First, you are not considering the fact that you don’t have 366 independent observations, you have repeated measures of a finite pool of players that you are treating as independent observations for the sake of a mean (this is a no no for the type of analysis you’re doing, btw). You don’t have 366 different players versus enrage warrior, you have 20-100+ individuals playing repeated games against the deck.
We agree that skill does in fact play a role, and it would stand to reason that some of those players are better with the deck than others. In addition, some play more games with the deck than others, and when those two facts are put together, the average (winrate) is affected.
BUT, you can’t quantify this in your data set and you can’t rule out if there are outliers in your sample causing the difference you see. (curiously this works in both directions - people playing deck X exceptionally poorly in bronze can make a deck look awful when it’s actually T2 or 3 at higher ranking)

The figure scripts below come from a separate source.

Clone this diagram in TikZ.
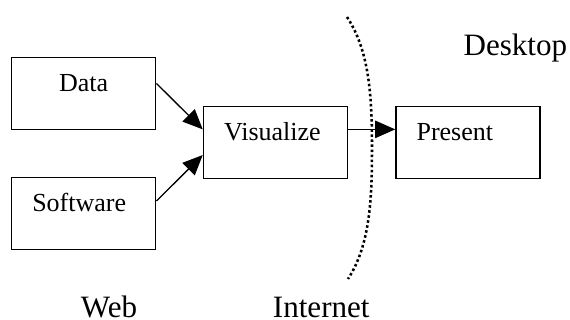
\documentclass[tikz,border=0pt]{standalone}
\usepackage{fontspec}
\setmainfont{Liberation Serif}
\usepackage{tikz}
\usetikzlibrary{arrows.meta}

\tikzset{
	boxnode/.style={draw, line width=1pt, minimum width=108.15pt, minimum height=54pt, text width=77.15pt, inner xsep=15.5pt, inner ysep=0pt, text height=25.5pt, text depth=28.5pt, align=left, font=\fontsize{19.5}{23}\selectfont},
	bigtext/.style={anchor=base west, inner sep=0pt, font=\fontsize{23.3}{28}\selectfont},
	arr/.style={line width=1pt, -{Triangle[length=15pt, width=13pt]}},
	netline/.style={line width=1.9pt, dash pattern=on 1.9pt off 1.9pt}
}

\begin{document}
\begin{tikzpicture}[x=0.75pt,y=0.75pt,yscale=-1,xscale=1]
				\useasboundingbox (0,0) rectangle (570,320);
				
				%Shape: Rectangle [Data]
				\node [boxnode, align=center] (data) at (83.7,93.7) {Data};
				%Shape: Rectangle [Software]
				\node [boxnode] (soft) at (83.7,213.8) {Software};
				%Shape: Rectangle [Visualize]
				\node [boxnode] (vis) at (275.5,142.2) {Visualize};
				%Shape: Rectangle [Present]
				\node [boxnode] (pres) at (468,142.2) {Present};
				
				%Straight Lines
				\draw [arr] (data.8) -- (vis.170);
				\draw [arr] (soft.10) -- (vis.190);
				\draw [arr] (vis.10) -- (pres.170);
				
				%Curve Lines [internet]
				\draw [netline] (347,17) .. controls (369,50) and (372,95) .. (372,147) .. controls (372,200) and (370,245) .. (348,279) ;
				
				% Text Node
				\node [bigtext] (desk) at (463.3,55.5) {Desktop};
				% Text Node
				\node [bigtext] (web) at (80.7,317.3) {Web};
				% Text Node
				\node [bigtext] (inet) at (272.7,317.3) {Internet};
				
			\end{tikzpicture}
\end{document}
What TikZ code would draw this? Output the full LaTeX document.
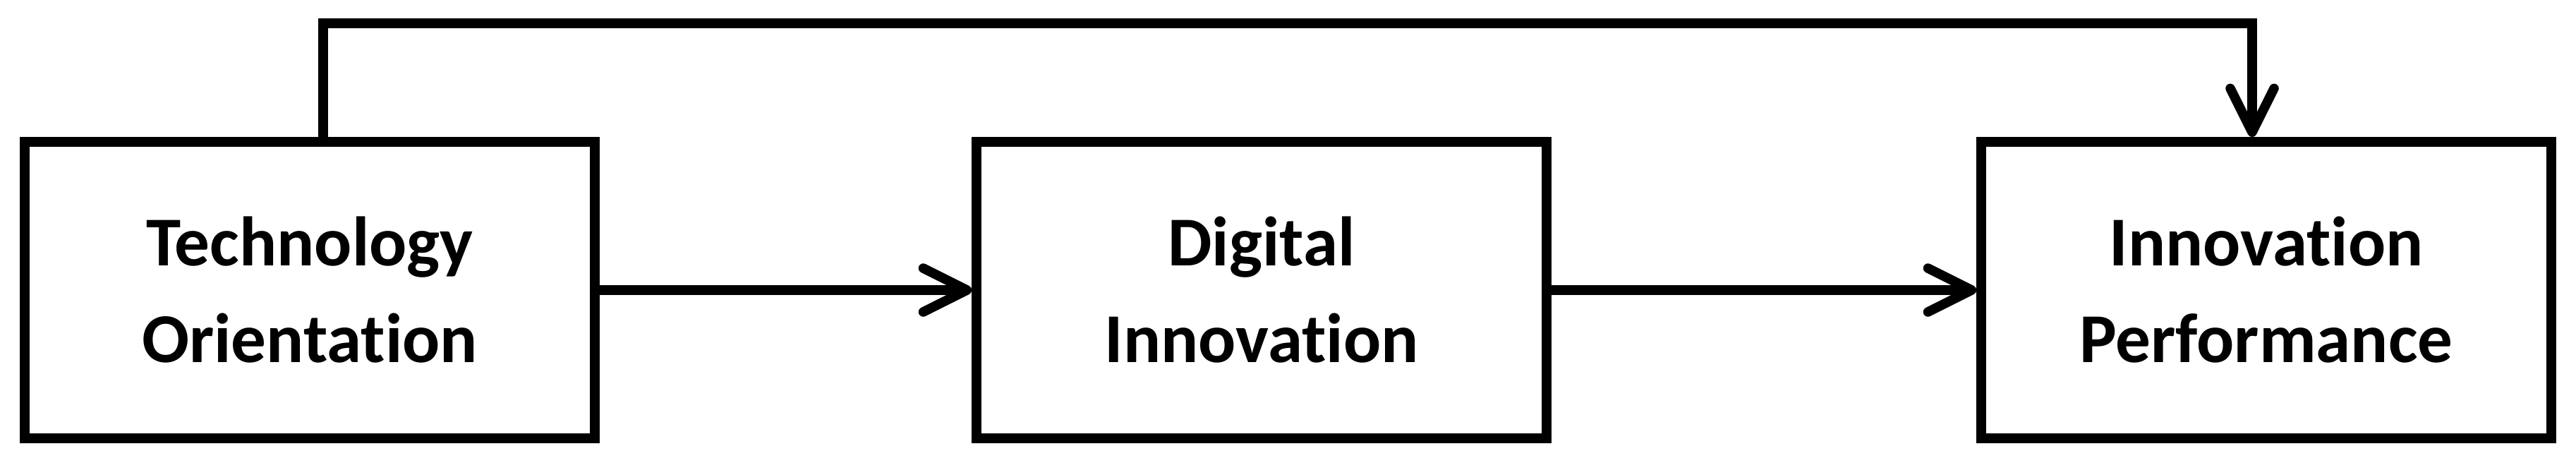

So, influence, if you have a distribution it looks like a cluster, right? Each individual in your group has an average win rate and they are all different. There’s a median point and there are dots above and below that line. At D4-1, most of the dots are going to be concentrated near that median because in sweaty tryhard land off the rank floor you don’t expect someone to have a 40% win rate and play 100 games. BUT There will be dots that are very, very far from that center of the cluster.
How far they are from that line in either direction, in standard units, dictates their influence on the results. As an example, in multivariate stats we would use a statistic to model this in a multiaxial distribution before any analysis is done, and cases that are outliers are typically dropped from the analysis prior to any regression or other multivariate analysis. (Mahalanobis Distance, for example, is a common one and wiki gives an adequate treatment of the concept if you’re curious for more depth to what I’m describing here. Should be some pictures if that helps you understand it more, too. I don’t mean this in any condescending or flippant way - pictures can help with the concept for people who are visual learners)

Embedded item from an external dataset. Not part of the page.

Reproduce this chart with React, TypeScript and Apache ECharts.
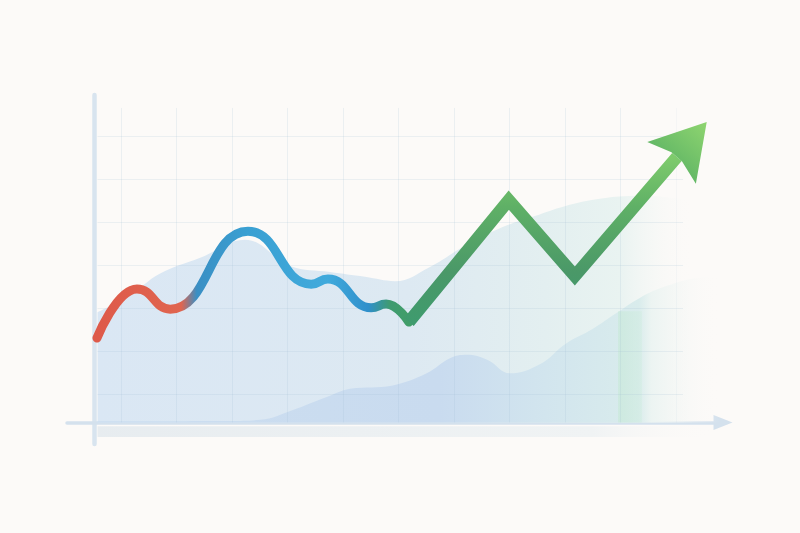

You can’t look at any of this in the aggregate data to conclusively tell us if there weren’t five or six or maybe even 50 players with phenomenal win rates that pulled up the average at D4-1 and then stopped playing the deck. This data isn’t even collected and it’s really important to establishing confidence in what you’re trying to do.
We don’t prove the hypothesis, we reject the alternatives and you can’t reject the alternatives because this data doesn’t measure skill.
If you could take the individual players instead of the individual games, you could actually measure skill by looking at individual player’s standard deviation from the population mean, but your analysis doesn’t actually measure anything because the data is wrong for what you are trying to prove.